Job: Begin with the first line and repeat exactly through the line containing "const runSigma = [0.040, 0.041, 0.047];"; leave every image out.
##############################
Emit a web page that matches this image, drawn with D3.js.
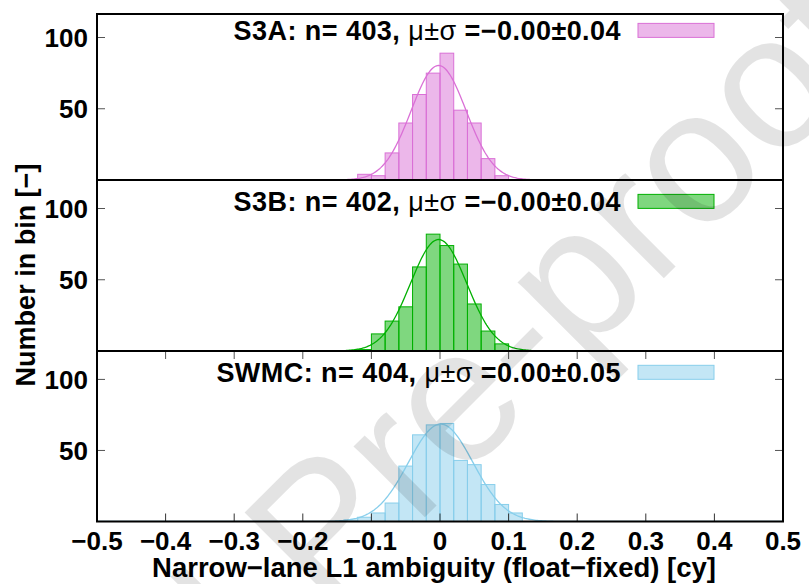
<!DOCTYPE html>
<html>
<head>
<meta charset="utf-8">
<script src="https://cdn.jsdelivr.net/npm/d3@7"></script>
<style>
  html, body { margin: 0; padding: 0; background: #fff; }
  svg { display: block; }
  text { font-family: "Liberation Sans", Arial, Helvetica, sans-serif; }
</style>
</head>
<body>
<svg id="chart" width="809" height="584"></svg>
<script>
// Histogram bins (left edges, cycles) shared by all three runs
const binLeft = [-0.14, -0.12, -0.10, -0.08, -0.06, -0.04, -0.02, 0.00, 0.02, 0.04, 0.06, 0.08, 0.10];
const binWidth = 0.02;

// Counts per bin for each run
const countsS3A  = [0, 4, 3, 19, 40, 60, 75, 89, 49, 40, 15, 3, 0];
const countsS3B  = [0, 1, 12, 21, 31, 59, 82, 74, 61, 33, 14, 5, 0];
const countsSWMC = [1, 3, 6, 13, 39, 61, 68, 69, 43, 40, 26, 12, 6];

// Run names and fitted normal parameters
const runNames = ["S3A", "S3B", "SWMC"];
const runN     = [403, 402, 404];
const runMu    = [-0.002, -0.002, 0.001];
const runSigma = [0.040, 0.041, 0.047];

// Axis ticks
const xTickValues = [-0.5, -0.4, -0.3, -0.2, -0.1, 0, 0.1, 0.2, 0.3, 0.4, 0.5];
const xTickLabels = ["\u22120.5", "\u22120.4", "\u22120.3", "\u22120.2", "\u22120.1", "0", "0.1", "0.2", "0.3", "0.4", "0.5"];
const yTickValues = [50, 100];
const yTickLabels = ["50", "100"];

const xTitle = "Narrow\u2212lane L1 ambiguity (float\u2212fixed) [cy]";
const yTitle = "Number in bin [\u2212]";

// Styling per run
const strokeColors = ["#da70d6", "#00b000", "#87ceeb"];

const svg = d3.select("#chart");
const left = 97, right = 783;

const panels = [
  { top: 14,  bottom: 180,   yMax: 116.5, counts: countsS3A },
  { top: 180, bottom: 351,   yMax: 120,   counts: countsS3B },
  { top: 351, bottom: 521.5, yMax: 120,   counts: countsSWMC }
];

const x = d3.scaleLinear().domain([-0.5, 0.5]).range([left, right]);

const fmt = v => v.toFixed(2).replace("-", "\u2212");

const defs = svg.append("defs");

panels.forEach((p, i) => {
  const y = d3.scaleLinear().domain([0, p.yMax]).range([p.bottom, p.top]);
  const g = svg.append("g").attr("class", "panel");
  const color = strokeColors[i];

  defs.append("clipPath").attr("id", "clip" + i)
    .append("rect").attr("x", left).attr("y", p.top).attr("width", right - left).attr("height", p.bottom - p.top);

  const plot = g.append("g").attr("clip-path", `url(#clip${i})`);

  // bars
  plot.selectAll("rect.bar")
    .data(binLeft.map((b, k) => ({ x0: b, x1: b + binWidth, c: p.counts[k] })).filter(d => d.c > 0))
    .join("rect")
    .attr("class", "bar")
    .attr("x", d => x(d.x0))
    .attr("width", d => x(d.x1) - x(d.x0))
    .attr("y", d => y(d.c))
    .attr("height", d => y(0) - y(d.c))
    .attr("fill", color)
    .attr("fill-opacity", 0.5)
    .attr("stroke", color)
    .attr("stroke-width", 1);

  // fitted normal curve scaled to counts per bin
  const n = runN[i], mu = runMu[i], sd = runSigma[i];
  const amp = n * binWidth / (sd * Math.sqrt(2 * Math.PI));
  const xs = d3.range(-0.5, 0.5001, 0.002);
  const line = d3.line()
    .x(v => x(v))
    .y(v => y(amp * Math.exp(-((v - mu) ** 2) / (2 * sd * sd))));
  plot.append("path")
    .attr("d", line(xs))
    .attr("fill", "none")
    .attr("stroke", color)
    .attr("stroke-width", 1.3);

  // y ticks (left and mirrored right)
  yTickValues.forEach((v, k) => {
    g.append("line").attr("x1", left).attr("x2", left + 8).attr("y1", y(v)).attr("y2", y(v))
      .attr("stroke", "#555").attr("stroke-width", 1);
    g.append("line").attr("x1", right - 8).attr("x2", right).attr("y1", y(v)).attr("y2", y(v))
      .attr("stroke", "#555").attr("stroke-width", 1);
    g.append("text")
      .attr("x", 88).attr("y", y(v))
      .attr("dy", "0.36em")
      .attr("text-anchor", "end")
      .attr("font-size", 26).attr("font-weight", "bold")
      .text(yTickLabels[k]);
  });

  // legend
  const keyY = y(105);
  const label = g.append("text")
    .attr("x", 621).attr("y", keyY)
    .attr("dy", "0.36em")
    .attr("text-anchor", "end")
    .attr("font-size", 27).attr("font-weight", "bold")
    .attr("letter-spacing", 0.45);
  label.append("tspan").text(`${runNames[i]}: n= ${n}, `);
  label.append("tspan").attr("font-weight", "normal").text("\u03bc\u00b1\u03c3");
  label.append("tspan").text(` =${fmt(mu)}\u00b1${fmt(sd)}`);
  g.append("rect")
    .attr("x", 638).attr("y", keyY - 7).attr("width", 76).attr("height", 14)
    .attr("fill", color).attr("fill-opacity", 0.5)
    .attr("stroke", color).attr("stroke-width", 1);
});

// x ticks on the bottom panel (bottom edge and mirrored top edge)
const bp = panels[2];
xTickValues.forEach((v, k) => {
  svg.append("line").attr("x1", x(v)).attr("x2", x(v)).attr("y1", bp.bottom).attr("y2", bp.bottom - 8)
    .attr("stroke", "#333").attr("stroke-width", 1);
  svg.append("line").attr("x1", x(v)).attr("x2", x(v)).attr("y1", bp.top).attr("y2", bp.top + 8)
    .attr("stroke", "#555").attr("stroke-width", 1);
  svg.append("text")
    .attr("x", x(v)).attr("y", 550)
    .attr("text-anchor", "middle")
    .attr("font-size", 26).attr("font-weight", "bold")
    .text(xTickLabels[k]);
});

// frames
panels.forEach(p => {
  svg.append("rect")
    .attr("x", left).attr("y", p.top).attr("width", right - left).attr("height", p.bottom - p.top)
    .attr("fill", "none").attr("stroke", "#000").attr("stroke-width", 2);
});

// axis titles
svg.append("text")
  .attr("x", (left + right) / 2 - 6).attr("y", 577)
  .attr("text-anchor", "middle")
  .attr("font-size", 27.5).attr("font-weight", "bold")
  .text(xTitle);

svg.append("text")
  .attr("transform", "translate(35,275) rotate(-90)")
  .attr("text-anchor", "middle")
  .attr("font-size", 27).attr("font-weight", "bold")
  .text(yTitle);

// watermark over the plot, translucent
const wm = svg.append("g")
  .attr("transform", "translate(326,616) rotate(-45)")
  .style("pointer-events", "none");
const wmText = wm.append("text")
  .attr("font-size", 190)
  .attr("fill", "#000")
  .attr("fill-opacity", 0.11)
  .text("Journal Pre-proof");
wmText.attr("x", -wmText.node().getSubStringLength(0, 8));
</script>
</body>
</html>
##############################
Response to the exercise:
Emit a web page that matches this image, drawn with D3.js.
<!DOCTYPE html>
<html>
<head>
<meta charset="utf-8">
<script src="https://cdn.jsdelivr.net/npm/d3@7"></script>
<style>
  html, body { margin: 0; padding: 0; background: #fff; }
  svg { display: block; }
  text { font-family: "Liberation Sans", Arial, Helvetica, sans-serif; }
</style>
</head>
<body>
<svg id="chart" width="809" height="584"></svg>
<script>
// Histogram bins (left edges, cycles) shared by all three runs
const binLeft = [-0.14, -0.12, -0.10, -0.08, -0.06, -0.04, -0.02, 0.00, 0.02, 0.04, 0.06, 0.08, 0.10];
const binWidth = 0.02;

// Counts per bin for each run
const countsS3A  = [0, 4, 3, 19, 40, 60, 75, 89, 49, 40, 15, 3, 0];
const countsS3B  = [0, 1, 12, 21, 31, 59, 82, 74, 61, 33, 14, 5, 0];
const countsSWMC = [1, 3, 6, 13, 39, 61, 68, 69, 43, 40, 26, 12, 6];

// Run names and fitted normal parameters
const runNames = ["S3A", "S3B", "SWMC"];
const runN     = [403, 402, 404];
const runMu    = [-0.002, -0.002, 0.001];
const runSigma = [0.040, 0.041, 0.047];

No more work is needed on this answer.